--- start ---
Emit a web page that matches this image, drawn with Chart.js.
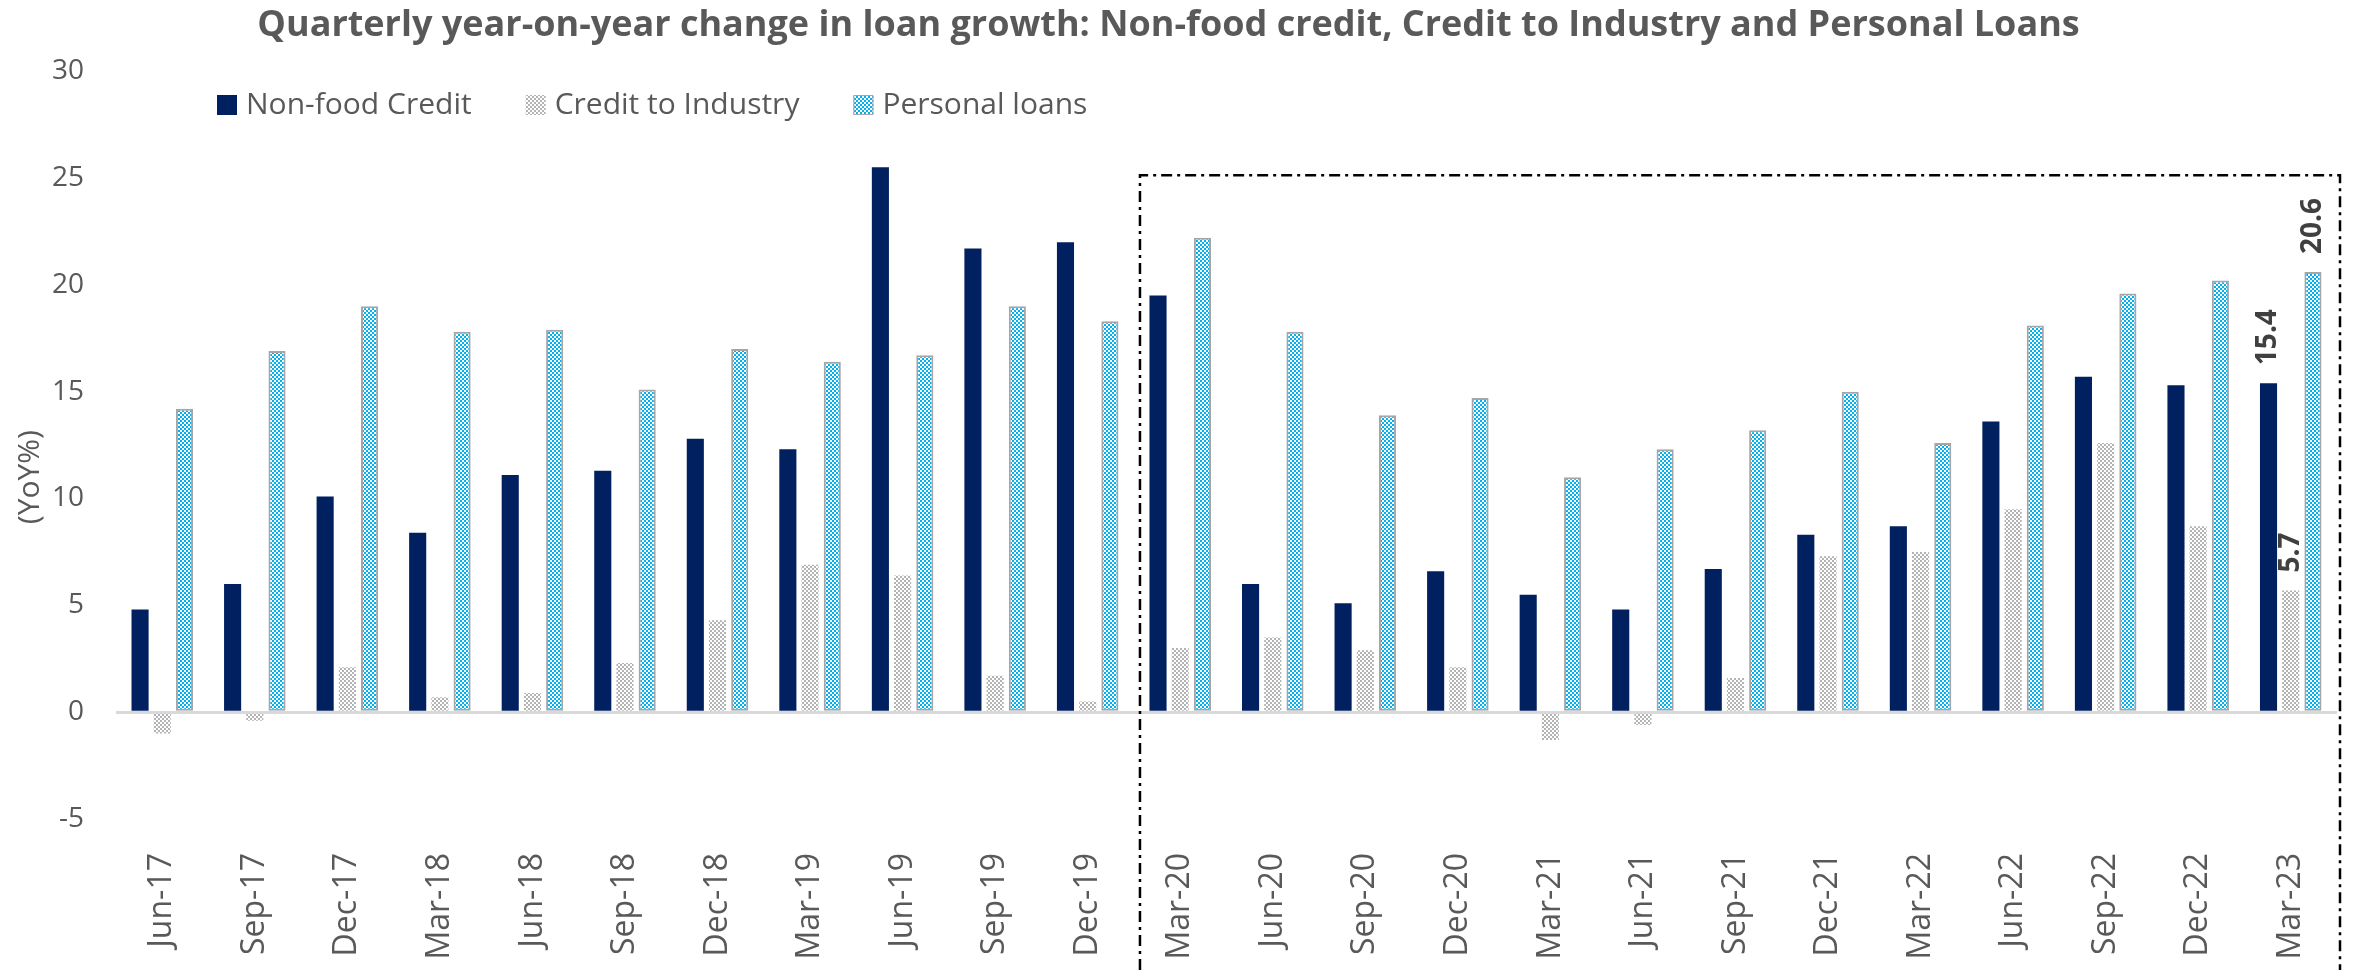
<!DOCTYPE html>
<html>
<head>
<meta charset="utf-8">
<title>Loan growth</title>
<script src="https://cdn.jsdelivr.net/npm/chart.js@4.4.1/dist/chart.umd.min.js"></script>
<style>
  html, body { margin: 0; padding: 0; background: #fff; }
  #wrap { width: 2364px; height: 970px; }
</style>
</head>
<body>
<div id="wrap"><canvas id="loanChart"></canvas></div>
<script>
// Data (YoY %)
const quarters = ['Jun-17', 'Sep-17', 'Dec-17', 'Mar-18', 'Jun-18', 'Sep-18', 'Dec-18', 'Mar-19',
  'Jun-19', 'Sep-19', 'Dec-19', 'Mar-20', 'Jun-20', 'Sep-20', 'Dec-20', 'Mar-21',
  'Jun-21', 'Sep-21', 'Dec-21', 'Mar-22', 'Jun-22', 'Sep-22', 'Dec-22', 'Mar-23'];
const nonFoodCredit = [4.8, 6.0, 10.1, 8.4, 11.1, 11.3, 12.8, 12.3, 25.5, 21.7, 22.0, 19.5,
  6.0, 5.1, 6.6, 5.5, 4.8, 6.7, 8.3, 8.7, 13.6, 15.7, 15.3, 15.4];
const creditToIndustry = [-1.0, -0.4, 2.1, 0.7, 0.9, 2.3, 4.3, 6.9, 6.4, 1.7, 0.5, 3.0,
  3.5, 2.9, 2.1, -1.3, -0.6, 1.6, 7.3, 7.5, 9.5, 12.6, 8.7, 5.7];
const personalLoans = [14.2, 16.9, 19.0, 17.8, 17.9, 15.1, 17.0, 16.4, 16.7, 19.0, 18.3, 22.2,
  17.8, 13.9, 14.7, 11.0, 12.3, 13.2, 15.0, 12.6, 18.1, 19.6, 20.2, 20.6];
const yTicks = [-5, 0, 5, 10, 15, 20, 25, 30];
const labelledQuarter = 'Mar-23';
const boxFromQuarter = 'Mar-20';

const FONT = '"Open Sans", "Noto Sans", sans-serif';
const TEXT = '#595959';

// checker patterns like the Excel fills
function makePattern(fg, bg, cell) {
  const c = document.createElement('canvas');
  c.width = cell * 2; c.height = cell * 2;
  const g = c.getContext('2d');
  g.fillStyle = bg; g.fillRect(0, 0, c.width, c.height);
  g.fillStyle = fg;
  g.fillRect(0, 0, cell, cell);
  g.fillRect(cell, cell, cell, cell);
  return g.createPattern(c, 'repeat');
}
const industryFill = makePattern('#b3b3b3', '#ffffff', 2);
const personalFill = makePattern('#00b0f0', '#ffffff', 2);

// legend drawn inside the plot, top-left
const customLegend = {
  id: 'customLegend',
  afterDraw(chart) {
    const ctx = chart.ctx;
    let x = 217;
    const y = 105;
    ctx.save();
    ctx.font = '30px ' + FONT;
    ctx.textBaseline = 'middle';
    chart.data.datasets.forEach(ds => {
      ctx.fillStyle = ds.backgroundColor;
      ctx.fillRect(x, y - 10, 20, 20);
      if (ds.borderWidth) {
        ctx.strokeStyle = ds.borderColor;
        ctx.lineWidth = 1;
        ctx.strokeRect(x + 0.5, y - 9.5, 19, 19);
      }
      ctx.fillStyle = TEXT;
      ctx.fillText(ds.label, x + 29, y);
      x += 29 + ctx.measureText(ds.label).width + 54;
    });
    ctx.restore();
  }
};

// rotated y axis caption
const yCaption = {
  id: 'yCaption',
  afterDraw(chart) {
    const ctx = chart.ctx;
    const y = chart.scales.y.getPixelForValue(11);
    ctx.save();
    ctx.translate(30, y);
    ctx.rotate(-Math.PI / 2);
    ctx.font = '30px ' + FONT;
    ctx.fillStyle = TEXT;
    ctx.textAlign = 'center';
    ctx.textBaseline = 'middle';
    ctx.fillText('(YoY%)', 0, 0);
    ctx.restore();
  }
};

// value labels on the latest quarter only
const barLabels = {
  id: 'barLabels',
  afterDatasetsDraw(chart) {
    const ctx = chart.ctx;
    const i = quarters.indexOf(labelledQuarter);
    ctx.save();
    ctx.font = 'bold 28px ' + FONT;
    ctx.fillStyle = '#404040';
    ctx.textAlign = 'left';
    ctx.textBaseline = 'middle';
    chart.data.datasets.forEach((ds, d) => {
      const bar = chart.getDatasetMeta(d).data[i];
      ctx.save();
      ctx.translate(bar.x, bar.y - 18);
      ctx.rotate(-Math.PI / 2);
      ctx.fillText(ds.data[i].toFixed(1), 0, 0);
      ctx.restore();
    });
    ctx.restore();
  }
};

// dash-dot box around the post-covid period
const periodBox = {
  id: 'periodBox',
  afterDraw(chart) {
    const {ctx, chartArea, scales} = chart;
    const i = quarters.indexOf(boxFromQuarter);
    const left = (scales.x.getPixelForValue(i - 1) + scales.x.getPixelForValue(i)) / 2 + 6;
    const right = chartArea.right + 3;
    const top = chartArea.top + 104;
    ctx.save();
    ctx.strokeStyle = '#000';
    ctx.lineWidth = 2.5;
    ctx.setLineDash([11, 5, 3, 5]);
    ctx.beginPath();
    ctx.moveTo(left, chart.height);
    ctx.lineTo(left, top);
    ctx.lineTo(right, top);
    ctx.lineTo(right, chart.height);
    ctx.stroke();
    ctx.restore();
  }
};

const ctx = document.getElementById('loanChart').getContext('2d');
const loanChart = new Chart(ctx, {
  type: 'bar',
  data: {
    labels: quarters,
    datasets: [{
      label: 'Non-food Credit',
      data: nonFoodCredit,
      backgroundColor: '#002060',
      borderWidth: 0
    }, {
      label: 'Credit to Industry',
      data: creditToIndustry,
      backgroundColor: industryFill,
      borderWidth: 0
    }, {
      label: 'Personal loans',
      data: personalLoans,
      backgroundColor: personalFill,
      borderColor: '#a6a6a6',
      borderWidth: 2,
      borderSkipped: false
    }]
  },
  options: {
    responsive: true,
    maintainAspectRatio: false,
    devicePixelRatio: 1,
    animation: false,
    categoryPercentage: 0.72,
    barPercentage: 0.77,
    layout: { padding: { left: 0, right: 27, top: 0, bottom: 0 } },
    plugins: {
      legend: { display: false },
      tooltip: { enabled: false },
      title: {
        display: true,
        text: 'Quarterly year-on-year change in loan growth: Non-food credit, Credit to Industry and Personal Loans',
        color: TEXT,
        font: { family: FONT, size: 36, weight: 'bold' },
        padding: { top: 4, bottom: 24 }
      }
    },
    scales: {
      x: {
        grid: { display: false },
        border: { display: false },
        ticks: {
          color: TEXT,
          font: { family: FONT, size: 32 },
          minRotation: 90,
          maxRotation: 90,
          padding: 26,
          autoSkip: false
        },
        afterFit(scale) { scale.height = 151; }
      },
      y: {
        min: yTicks[0],
        max: yTicks[yTicks.length - 1],
        grid: {
          drawTicks: false,
          color: c => (c.tick && c.tick.value === 0 ? '#d9d9d9' : 'rgba(0,0,0,0)'),
          lineWidth: 3
        },
        border: { display: false },
        ticks: {
          stepSize: 5,
          color: TEXT,
          font: { family: FONT, size: 28 },
          padding: 32
        },
        afterFit(scale) { scale.width = 116; }
      }
    }
  },
  plugins: [customLegend, yCaption, barLabels, periodBox]
});
</script>
</body>
</html>
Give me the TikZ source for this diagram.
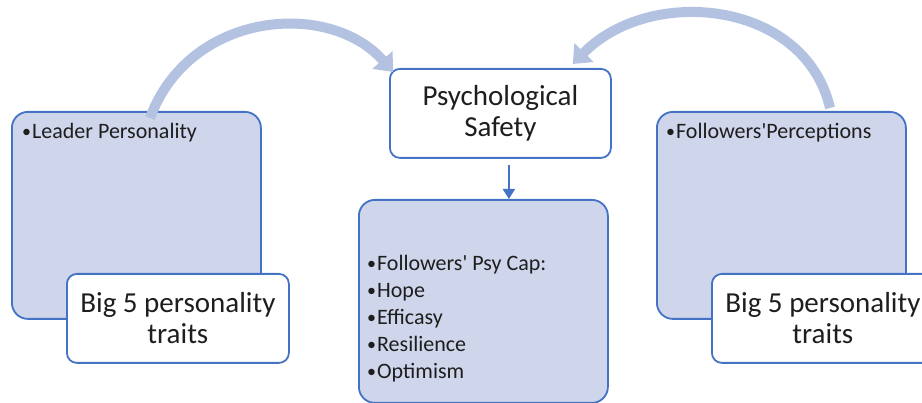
--- end ---
| THE TASK |
Quote the material exactly. Pictures stay out.

| THE REPLY |
Emit a web page that matches this image, drawn with Chart.js.
<!DOCTYPE html>
<html>
<head>
<meta charset="utf-8">
<title>Loan growth</title>
<script src="https://cdn.jsdelivr.net/npm/chart.js@4.4.1/dist/chart.umd.min.js"></script>
<style>
  html, body { margin: 0; padding: 0; background: #fff; }
  #wrap { width: 2364px; height: 970px; }
</style>
</head>
<body>
<div id="wrap"><canvas id="loanChart"></canvas></div>
<script>
// Data (YoY %)
const quarters = ['Jun-17', 'Sep-17', 'Dec-17', 'Mar-18', 'Jun-18', 'Sep-18', 'Dec-18', 'Mar-19',
  'Jun-19', 'Sep-19', 'Dec-19', 'Mar-20', 'Jun-20', 'Sep-20', 'Dec-20', 'Mar-21',
  'Jun-21', 'Sep-21', 'Dec-21', 'Mar-22', 'Jun-22', 'Sep-22', 'Dec-22', 'Mar-23'];
const nonFoodCredit = [4.8, 6.0, 10.1, 8.4, 11.1, 11.3, 12.8, 12.3, 25.5, 21.7, 22.0, 19.5,
  6.0, 5.1, 6.6, 5.5, 4.8, 6.7, 8.3, 8.7, 13.6, 15.7, 15.3, 15.4];
const creditToIndustry = [-1.0, -0.4, 2.1, 0.7, 0.9, 2.3, 4.3, 6.9, 6.4, 1.7, 0.5, 3.0,
  3.5, 2.9, 2.1, -1.3, -0.6, 1.6, 7.3, 7.5, 9.5, 12.6, 8.7, 5.7];
const personalLoans = [14.2, 16.9, 19.0, 17.8, 17.9, 15.1, 17.0, 16.4, 16.7, 19.0, 18.3, 22.2,
  17.8, 13.9, 14.7, 11.0, 12.3, 13.2, 15.0, 12.6, 18.1, 19.6, 20.2, 20.6];
const yTicks = [-5, 0, 5, 10, 15, 20, 25, 30];
const labelledQuarter = 'Mar-23';
const boxFromQuarter = 'Mar-20';

const FONT = '"Open Sans", "Noto Sans", sans-serif';
const TEXT = '#595959';

// checker patterns like the Excel fills
function makePattern(fg, bg, cell) {
  const c = document.createElement('canvas');
  c.width = cell * 2; c.height = cell * 2;
  const g = c.getContext('2d');
  g.fillStyle = bg; g.fillRect(0, 0, c.width, c.height);
  g.fillStyle = fg;
  g.fillRect(0, 0, cell, cell);
  g.fillRect(cell, cell, cell, cell);
  return g.createPattern(c, 'repeat');
}
const industryFill = makePattern('#b3b3b3', '#ffffff', 2);
const personalFill = makePattern('#00b0f0', '#ffffff', 2);

// legend drawn inside the plot, top-left
const customLegend = {
  id: 'customLegend',
  afterDraw(chart) {
    const ctx = chart.ctx;
    let x = 217;
    const y = 105;
    ctx.save();
    ctx.font = '30px ' + FONT;
    ctx.textBaseline = 'middle';
    chart.data.datasets.forEach(ds => {
      ctx.fillStyle = ds.backgroundColor;
      ctx.fillRect(x, y - 10, 20, 20);
      if (ds.borderWidth) {
        ctx.strokeStyle = ds.borderColor;
        ctx.lineWidth = 1;
        ctx.strokeRect(x + 0.5, y - 9.5, 19, 19);
      }
      ctx.fillStyle = TEXT;
      ctx.fillText(ds.label, x + 29, y);
      x += 29 + ctx.measureText(ds.label).width + 54;
    });
    ctx.restore();
  }
};

// rotated y axis caption
const yCaption = {
  id: 'yCaption',
  afterDraw(chart) {
    const ctx = chart.ctx;
    const y = chart.scales.y.getPixelForValue(11);
    ctx.save();
    ctx.translate(30, y);
    ctx.rotate(-Math.PI / 2);
    ctx.font = '30px ' + FONT;
    ctx.fillStyle = TEXT;
    ctx.textAlign = 'center';
    ctx.textBaseline = 'middle';
    ctx.fillText('(YoY%)', 0, 0);
    ctx.restore();
  }
};

// value labels on the latest quarter only
const barLabels = {
  id: 'barLabels',
  afterDatasetsDraw(chart) {
    const ctx = chart.ctx;
    const i = quarters.indexOf(labelledQuarter);
    ctx.save();
    ctx.font = 'bold 28px ' + FONT;
    ctx.fillStyle = '#404040';
    ctx.textAlign = 'left';
    ctx.textBaseline = 'middle';
    chart.data.datasets.forEach((ds, d) => {
      const bar = chart.getDatasetMeta(d).data[i];
      ctx.save();
      ctx.translate(bar.x, bar.y - 18);
      ctx.rotate(-Math.PI / 2);
      ctx.fillText(ds.data[i].toFixed(1), 0, 0);
      ctx.restore();
    });
    ctx.restore();
  }
};

// dash-dot box around the post-covid period
const periodBox = {
  id: 'periodBox',
  afterDraw(chart) {
    const {ctx, chartArea, scales} = chart;
    const i = quarters.indexOf(boxFromQuarter);
    const left = (scales.x.getPixelForValue(i - 1) + scales.x.getPixelForValue(i)) / 2 + 6;
    const right = chartArea.right + 3;
    const top = chartArea.top + 104;
    ctx.save();
    ctx.strokeStyle = '#000';
    ctx.lineWidth = 2.5;
    ctx.setLineDash([11, 5, 3, 5]);
    ctx.beginPath();
    ctx.moveTo(left, chart.height);
    ctx.lineTo(left, top);
    ctx.lineTo(right, top);
    ctx.lineTo(right, chart.height);
    ctx.stroke();
    ctx.restore();
  }
};

const ctx = document.getElementById('loanChart').getContext('2d');
const loanChart = new Chart(ctx, {
  type: 'bar',
  data: {
    labels: quarters,
    datasets: [{
      label: 'Non-food Credit',
      data: nonFoodCredit,
      backgroundColor: '#002060',
      borderWidth: 0
    }, {
      label: 'Credit to Industry',
      data: creditToIndustry,
      backgroundColor: industryFill,
      borderWidth: 0
    }, {
      label: 'Personal loans',
      data: personalLoans,
      backgroundColor: personalFill,
      borderColor: '#a6a6a6',
      borderWidth: 2,
      borderSkipped: false
    }]
  },
  options: {
    responsive: true,
    maintainAspectRatio: false,
    devicePixelRatio: 1,
    animation: false,
    categoryPercentage: 0.72,
    barPercentage: 0.77,
    layout: { padding: { left: 0, right: 27, top: 0, bottom: 0 } },
    plugins: {
      legend: { display: false },
      tooltip: { enabled: false },
      title: {
        display: true,
        text: 'Quarterly year-on-year change in loan growth: Non-food credit, Credit to Industry and Personal Loans',
        color: TEXT,
        font: { family: FONT, size: 36, weight: 'bold' },
        padding: { top: 4, bottom: 24 }
      }
    },
    scales: {
      x: {
        grid: { display: false },
        border: { display: false },
        ticks: {
          color: TEXT,
          font: { family: FONT, size: 32 },
          minRotation: 90,
          maxRotation: 90,
          padding: 26,
          autoSkip: false
        },
        afterFit(scale) { scale.height = 151; }
      },
      y: {
        min: yTicks[0],
        max: yTicks[yTicks.length - 1],
        grid: {
          drawTicks: false,
          color: c => (c.tick && c.tick.value === 0 ? '#d9d9d9' : 'rgba(0,0,0,0)'),
          lineWidth: 3
        },
        border: { display: false },
        ticks: {
          stepSize: 5,
          color: TEXT,
          font: { family: FONT, size: 28 },
          padding: 32
        },
        afterFit(scale) { scale.width = 116; }
      }
    }
  },
  plugins: [customLegend, yCaption, barLabels, periodBox]
});
</script>
</body>
</html>
Give me the TikZ source for this diagram.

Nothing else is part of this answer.